What happened?
OKX launched OKX Pay and OKX Card in Brazil, letting users save and pay using USD-denominated stablecoins and a Mastercard debit that draws from those balances. The service links to PIX for instant BRL-to-stablecoin conversion and supports Apple Pay and Google Wallet. OKX also offers up to 10% APY on stablecoin balances and says the setup cuts typical fees on transactions compared with traditional remittance and payment services.
Who does this affect?
Everyday Brazilians, especially households and small businesses seeking inflation-resistant savings and cheaper cross-border payments, stand to benefit most. People who send remittances, travel internationally, or already use crypto will see lower FX and payment costs, while banks and money-transfer companies could lose fee revenue.
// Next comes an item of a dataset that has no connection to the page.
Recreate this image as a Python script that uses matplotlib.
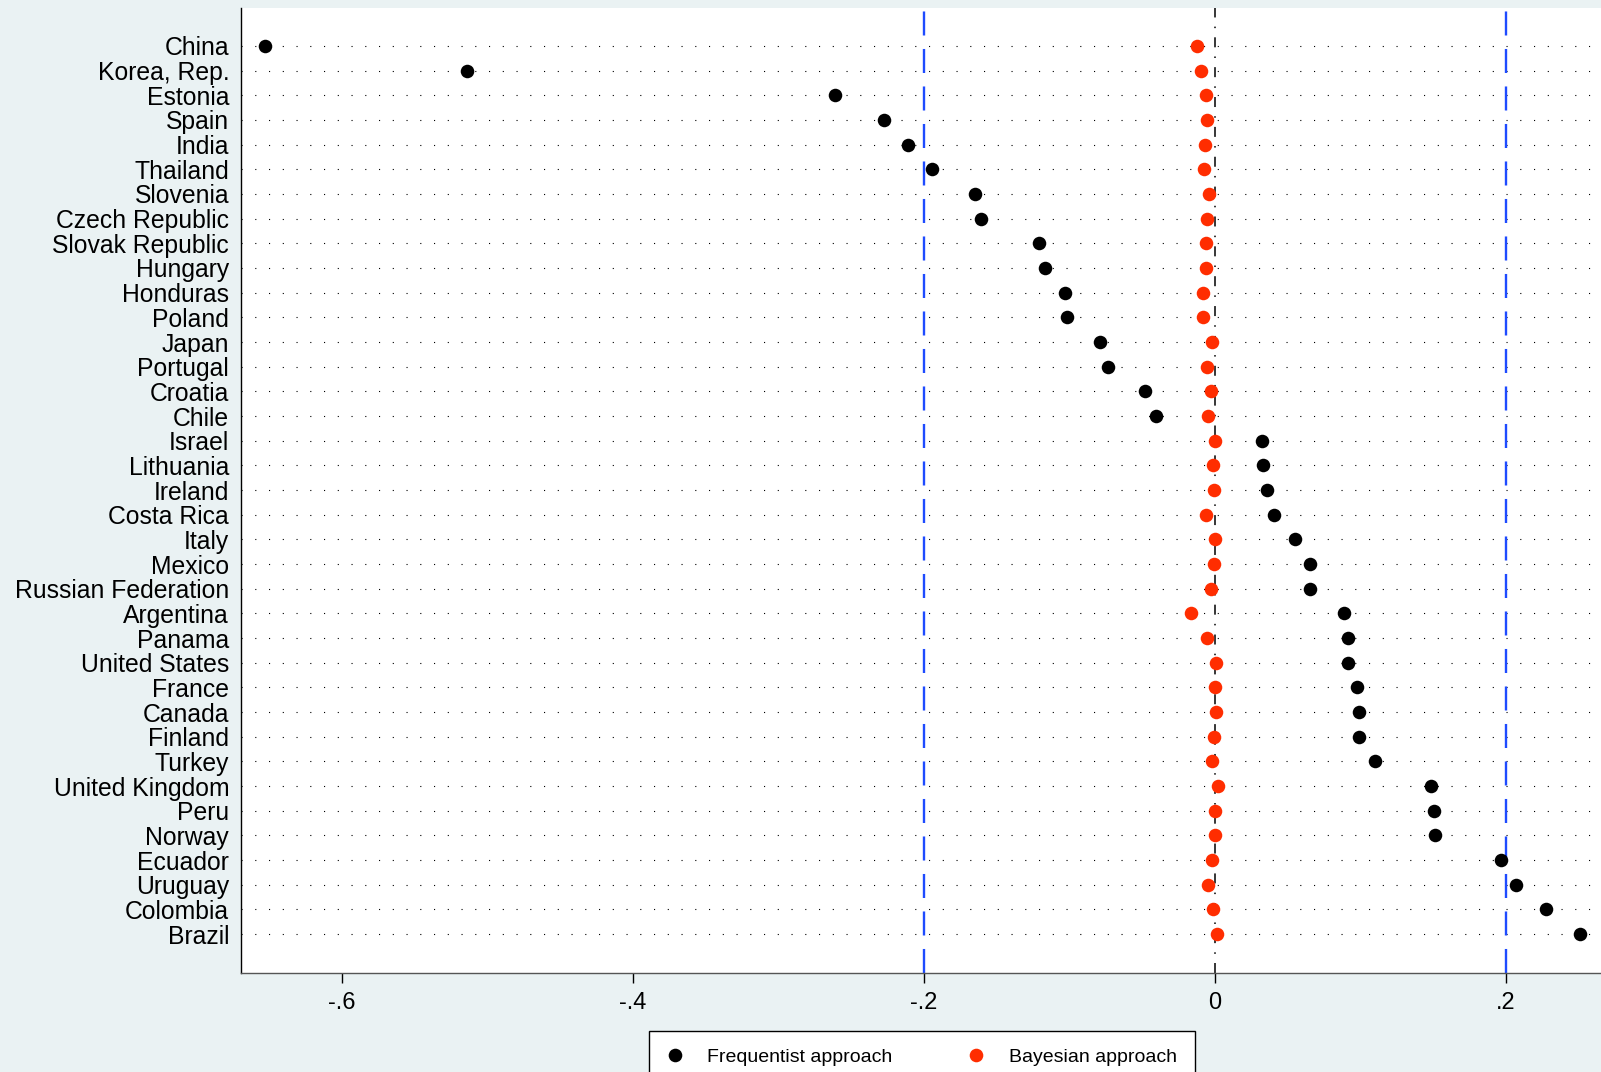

Regulators and tax authorities may also have to pay closer attention as dollar-denominated stablecoins move into mainstream use.
Why does this matter?
This move accelerates dollarization via stablecoins in a big, fast-growing market and should boost stablecoin liquidity and transaction volume in Brazil and across Latin America. By cutting FX spreads and IOF-related costs, OKX could force traditional remittance firms and banks to lower prices and drive more users onto crypto payment rails. Wider adoption may attract more investment into crypto infrastructure, change local FX demand, and trigger greater regulatory scrutiny as capital flows shift.